In this exercise, return the whole listing exactly, excluding any images.

> Data excerpt:
::::::::
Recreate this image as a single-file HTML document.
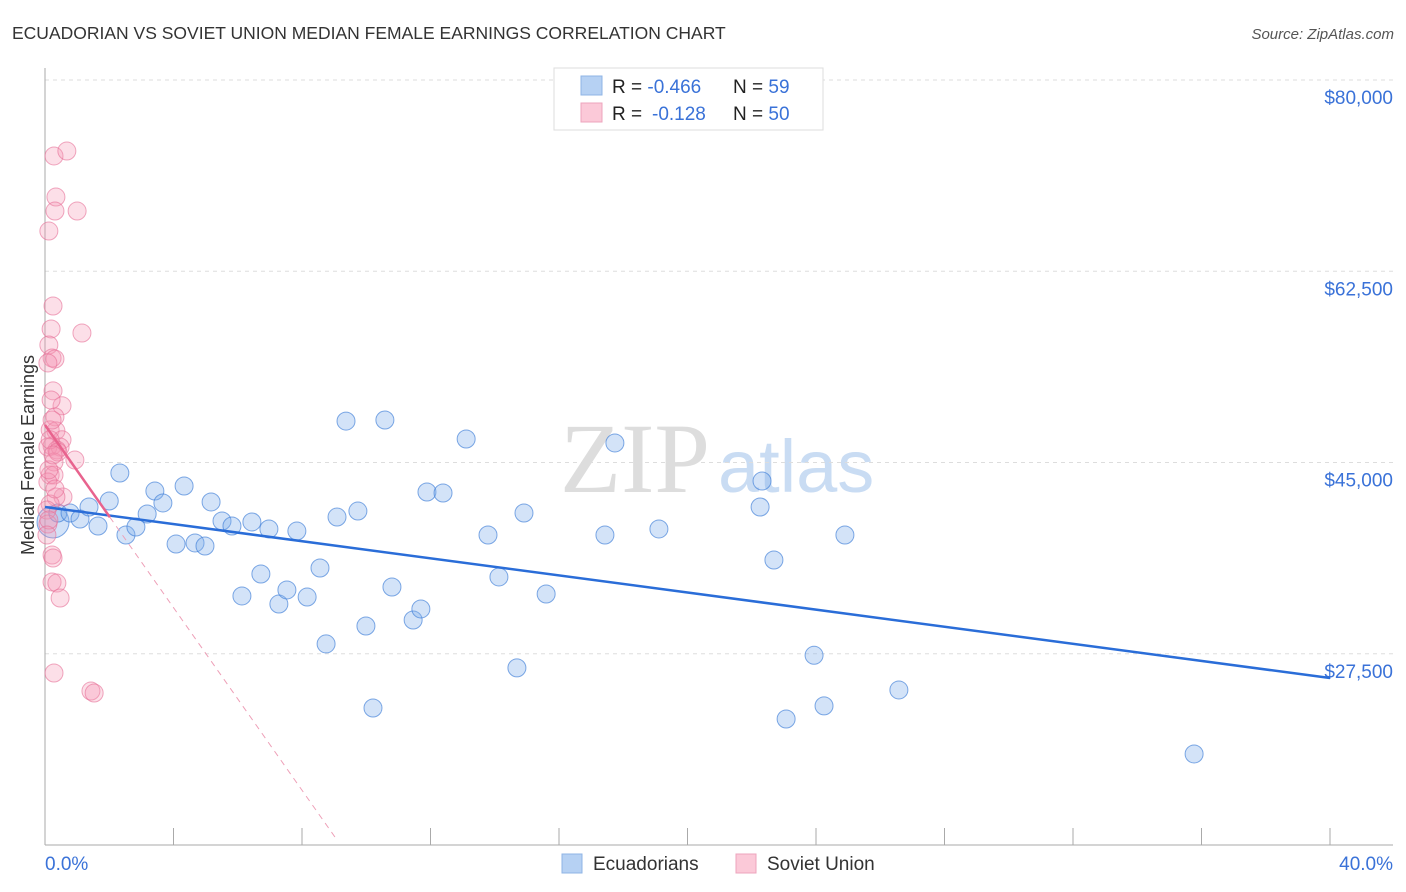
<!DOCTYPE html>
<html><head><meta charset="utf-8"><style>
body{margin:0;background:#fff;font-family:"Liberation Sans",sans-serif;}
svg{display:block}
</style></head><body>
<svg id="c" width="1406" height="892">
<text x="12" y="39" font-size="17.5" fill="#333">ECUADORIAN VS SOVIET UNION MEDIAN FEMALE EARNINGS CORRELATION CHART</text>
<text x="1394" y="39" font-size="15" fill="#555" font-style="italic" text-anchor="end">Source: ZipAtlas.com</text>
<text x="560" y="492" font-size="100" fill="#ddd" font-family="Liberation Serif,serif">ZIP</text>
<text x="718" y="492" font-size="74" fill="#c9dcf3">atlas</text>
<text transform="translate(34,455) rotate(-90)" font-size="18" fill="#333" text-anchor="middle">Median Female Earnings</text>
<g id="grid"></g><g id="marks"></g>
<g>
<rect x="554" y="68" width="269" height="62" fill="#fff" stroke="#ddd"/>
<rect x="581" y="76" width="21" height="19" fill="#b6d1f3" stroke="#8fb4e6"/>
<rect x="581" y="103" width="21" height="19" fill="#fbc9d8" stroke="#eea4bd"/>
<text x="612" y="93" font-size="19" fill="#222">R = <tspan fill="#3a72d8">-0.466</tspan><tspan x="733">N = </tspan><tspan fill="#3a72d8">59</tspan></text>
<text x="612" y="120" font-size="19" fill="#222">R = <tspan fill="#3a72d8" x="652">-0.128</tspan><tspan x="733">N = </tspan><tspan fill="#3a72d8">50</tspan></text>
</g>
<g>
<rect x="562" y="854" width="20" height="19" fill="#b6d1f3" stroke="#8fb4e6"/>
<text x="593" y="870" font-size="19" fill="#333">Ecuadorians</text>
<rect x="736" y="854" width="20" height="19" fill="#fbc9d8" stroke="#eea4bd"/>
<text x="767" y="870" font-size="19" fill="#333">Soviet Union</text>
</g>
<text x="45" y="870" font-size="19" fill="#3a72d8">0.0%</text>
<text x="1393" y="870" font-size="19" fill="#3a72d8" text-anchor="end">40.0%</text>
</svg>
<script>
const yTicks=[80000,62500,45000,27500];
const yTickLabels=["$80,000","$62,500","$45,000","$27,500"];
const xTicks=[0,4,8,12,16,20,24,28,32,36,40];
const blueX=[0.25,0.40,0.78,1.09,1.37,1.65,2.00,2.33,2.52,2.83,3.18,3.42,3.67,4.08,4.33,4.67,4.98,5.17,5.51,5.82,6.13,6.44,6.72,6.97,7.28,7.53,7.84,8.16,8.56,8.75,9.09,9.37,9.74,9.99,10.21,10.58,10.80,11.46,11.70,11.89,12.39,13.11,13.79,14.13,14.69,14.91,15.60,17.43,17.74,19.11,22.26,22.32,22.69,23.07,23.94,24.25,24.90,26.58,35.77];
const blueY=[39560,40380,40380,39830,40930,39190,41480,44040,38370,39100,40290,42390,41300,37540,42850,37640,37360,41390,39650,39190,32790,39560,34800,38920,32050,33340,38730,32690,35350,28400,40010,48790,40560,30040,22540,48890,33610,30590,31600,42300,42210,47150,38370,34530,26210,40380,32970,38370,46790,38920,40930,43310,36080,21530,27360,22730,38370,24190,18330];
const pinkX=[.28,.68,.34,.31,1.0,.12,.25,.19,1.15,.12,.22,.31,.09,.25,.53,.31,.16,.34,.53,.22,.09,.47,.37,.93,.28,.16,.28,.09,.56,.34,.16,.06,.09,.22,.25,.22,.37,.47,.28,1.43,1.53,.16,.22,.12,.31,.12,.40,.19,.25,.06];
const pinkY=[73050,73500,69290,68010,68010,66180,59320,57220,56850,55750,54560,54470,54110,51560,50190,49180,47990,47900,47080,46510,46420,46420,46150,45230,45050,43860,43860,43220,41850,41850,41200,40650,39370,36540,36260,34070,33970,32600,25740,24090,23910,47080,48890,44330,42580,39740,45960,50720,45690,38370];
const blueTrend=[40930,25280];
const pinkTrend=[48430,-4177];
const X=v=>45+v*32.125, Y=v=>80+(80000-v)/91.5;
const NS="http://www.w3.org/2000/svg";
function mk(t,a,p){const e=document.createElementNS(NS,t);for(const k in a)e.setAttribute(k,a[k]);p.appendChild(e);return e;}
const g=document.getElementById('grid'), m=document.getElementById('marks');
yTicks.forEach((t,i)=>{
 const l=mk('line',{x1:45,x2:1393,y1:Y(t),y2:Y(t),stroke:'#ddd','stroke-dasharray':'4,4'},g);
 
 
 const tx=mk('text',{x:1393,y:Y(t)+24,'font-size':19,fill:'#3a72d8','text-anchor':'end'},g);
 tx.textContent=yTickLabels[i];
 
 
});
mk('line',{x1:45,x2:45,y1:68,y2:845,stroke:'#aaa'},g);
mk('line',{x1:45,x2:1393,y1:845,y2:845,stroke:'#aaa'},g);
xTicks.forEach(t=>{const l=mk('line',{x1:X(t),x2:X(t),y1:828,y2:845,stroke:'#aaa'},g);
 
 });
blueX.forEach((x,i)=>{const c=mk('circle',{cx:X(x),cy:Y(blueY[i]),r:i==0?16:9,fill:'rgba(130,175,235,0.35)',stroke:'rgba(60,125,215,0.65)','stroke-width':1},m);
 
 });
pinkX.forEach((x,i)=>{const c=mk('circle',{cx:X(x),cy:Y(pinkY[i]),r:9,fill:'rgba(245,150,180,0.3)',stroke:'rgba(230,110,150,0.6)','stroke-width':1},m);
 
 });
const bl=mk('line',{x1:X(0),y1:Y(blueTrend[0]),x2:X(40),y2:Y(blueTrend[1]),stroke:'#2a6dd8','stroke-width':2.5},m);


const pe=2.02, pd=9.09;
const ps=mk('line',{x1:X(0),y1:Y(pinkTrend[0]),x2:X(pe),y2:Y(pinkTrend[0]+pinkTrend[1]*pe),stroke:'#e8638e','stroke-width':2.5},m);


const pdl=mk('line',{x1:X(pe),y1:Y(pinkTrend[0]+pinkTrend[1]*pe),x2:X(pd),y2:Y(pinkTrend[0]+pinkTrend[1]*pd),stroke:'#eea0b8','stroke-width':1,'stroke-dasharray':'6,5'},m);


</script>
</body></html>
::::::::
> Completed task:
Recreate this image as a single-file HTML document.
<!DOCTYPE html>
<html><head><meta charset="utf-8"><style>
body{margin:0;background:#fff;font-family:"Liberation Sans",sans-serif;}
svg{display:block}
</style></head><body>
<svg id="c" width="1406" height="892">
<text x="12" y="39" font-size="17.5" fill="#333">ECUADORIAN VS SOVIET UNION MEDIAN FEMALE EARNINGS CORRELATION CHART</text>
<text x="1394" y="39" font-size="15" fill="#555" font-style="italic" text-anchor="end">Source: ZipAtlas.com</text>
<text x="560" y="492" font-size="100" fill="#ddd" font-family="Liberation Serif,serif">ZIP</text>
<text x="718" y="492" font-size="74" fill="#c9dcf3">atlas</text>
<text transform="translate(34,455) rotate(-90)" font-size="18" fill="#333" text-anchor="middle">Median Female Earnings</text>
<g id="grid"></g><g id="marks"></g>
<g>
<rect x="554" y="68" width="269" height="62" fill="#fff" stroke="#ddd"/>
<rect x="581" y="76" width="21" height="19" fill="#b6d1f3" stroke="#8fb4e6"/>
<rect x="581" y="103" width="21" height="19" fill="#fbc9d8" stroke="#eea4bd"/>
<text x="612" y="93" font-size="19" fill="#222">R = <tspan fill="#3a72d8">-0.466</tspan><tspan x="733">N = </tspan><tspan fill="#3a72d8">59</tspan></text>
<text x="612" y="120" font-size="19" fill="#222">R = <tspan fill="#3a72d8" x="652">-0.128</tspan><tspan x="733">N = </tspan><tspan fill="#3a72d8">50</tspan></text>
</g>
<g>
<rect x="562" y="854" width="20" height="19" fill="#b6d1f3" stroke="#8fb4e6"/>
<text x="593" y="870" font-size="19" fill="#333">Ecuadorians</text>
<rect x="736" y="854" width="20" height="19" fill="#fbc9d8" stroke="#eea4bd"/>
<text x="767" y="870" font-size="19" fill="#333">Soviet Union</text>
</g>
<text x="45" y="870" font-size="19" fill="#3a72d8">0.0%</text>
<text x="1393" y="870" font-size="19" fill="#3a72d8" text-anchor="end">40.0%</text>
</svg>
<script>
const yTicks=[80000,62500,45000,27500];
const yTickLabels=["$80,000","$62,500","$45,000","$27,500"];
const xTicks=[0,4,8,12,16,20,24,28,32,36,40];
const blueX=[0.25,0.40,0.78,1.09,1.37,1.65,2.00,2.33,2.52,2.83,3.18,3.42,3.67,4.08,4.33,4.67,4.98,5.17,5.51,5.82,6.13,6.44,6.72,6.97,7.28,7.53,7.84,8.16,8.56,8.75,9.09,9.37,9.74,9.99,10.21,10.58,10.80,11.46,11.70,11.89,12.39,13.11,13.79,14.13,14.69,14.91,15.60,17.43,17.74,19.11,22.26,22.32,22.69,23.07,23.94,24.25,24.90,26.58,35.77];
const blueY=[39560,40380,40380,39830,40930,39190,41480,44040,38370,39100,40290,42390,41300,37540,42850,37640,37360,41390,39650,39190,32790,39560,34800,38920,32050,33340,38730,32690,35350,28400,40010,48790,40560,30040,22540,48890,33610,30590,31600,42300,42210,47150,38370,34530,26210,40380,32970,38370,46790,38920,40930,43310,36080,21530,27360,22730,38370,24190,18330];
const pinkX=[.28,.68,.34,.31,1.0,.12,.25,.19,1.15,.12,.22,.31,.09,.25,.53,.31,.16,.34,.53,.22,.09,.47,.37,.93,.28,.16,.28,.09,.56,.34,.16,.06,.09,.22,.25,.22,.37,.47,.28,1.43,1.53,.16,.22,.12,.31,.12,.40,.19,.25,.06];
const pinkY=[73050,73500,69290,68010,68010,66180,59320,57220,56850,55750,54560,54470,54110,51560,50190,49180,47990,47900,47080,46510,46420,46420,46150,45230,45050,43860,43860,43220,41850,41850,41200,40650,39370,36540,36260,34070,33970,32600,25740,24090,23910,47080,48890,44330,42580,39740,45960,50720,45690,38370];
const blueTrend=[40930,25280];
const pinkTrend=[48430,-4177];
const X=v=>45+v*32.125, Y=v=>80+(80000-v)/91.5;
const NS="http://www.w3.org/2000/svg";
function mk(t,a,p){const e=document.createElementNS(NS,t);for(const k in a)e.setAttribute(k,a[k]);p.appendChild(e);return e;}
const g=document.getElementById('grid'), m=document.getElementById('marks');
yTicks.forEach((t,i)=>{
 const l=mk('line',{x1:45,x2:1393,y1:Y(t),y2:Y(t),stroke:'#ddd','stroke-dasharray':'4,4'},g);
 
 
 const tx=mk('text',{x:1393,y:Y(t)+24,'font-size':19,fill:'#3a72d8','text-anchor':'end'},g);
 tx.textContent=yTickLabels[i];
 
 
});
mk('line',{x1:45,x2:45,y1:68,y2:845,stroke:'#aaa'},g);
mk('line',{x1:45,x2:1393,y1:845,y2:845,stroke:'#aaa'},g);
xTicks.forEach(t=>{const l=mk('line',{x1:X(t),x2:X(t),y1:828,y2:845,stroke:'#aaa'},g);
 
 });
blueX.forEach((x,i)=>{const c=mk('circle',{cx:X(x),cy:Y(blueY[i]),r:i==0?16:9,fill:'rgba(130,175,235,0.35)',stroke:'rgba(60,125,215,0.65)','stroke-width':1},m);
 
 });
pinkX.forEach((x,i)=>{const c=mk('circle',{cx:X(x),cy:Y(pinkY[i]),r:9,fill:'rgba(245,150,180,0.3)',stroke:'rgba(230,110,150,0.6)','stroke-width':1},m);
 
 });
const bl=mk('line',{x1:X(0),y1:Y(blueTrend[0]),x2:X(40),y2:Y(blueTrend[1]),stroke:'#2a6dd8','stroke-width':2.5},m);


const pe=2.02, pd=9.09;
const ps=mk('line',{x1:X(0),y1:Y(pinkTrend[0]),x2:X(pe),y2:Y(pinkTrend[0]+pinkTrend[1]*pe),stroke:'#e8638e','stroke-width':2.5},m);


const pdl=mk('line',{x1:X(pe),y1:Y(pinkTrend[0]+pinkTrend[1]*pe),x2:X(pd),y2:Y(pinkTrend[0]+pinkTrend[1]*pd),stroke:'#eea0b8','stroke-width':1,'stroke-dasharray':'6,5'},m);


</script>
</body></html>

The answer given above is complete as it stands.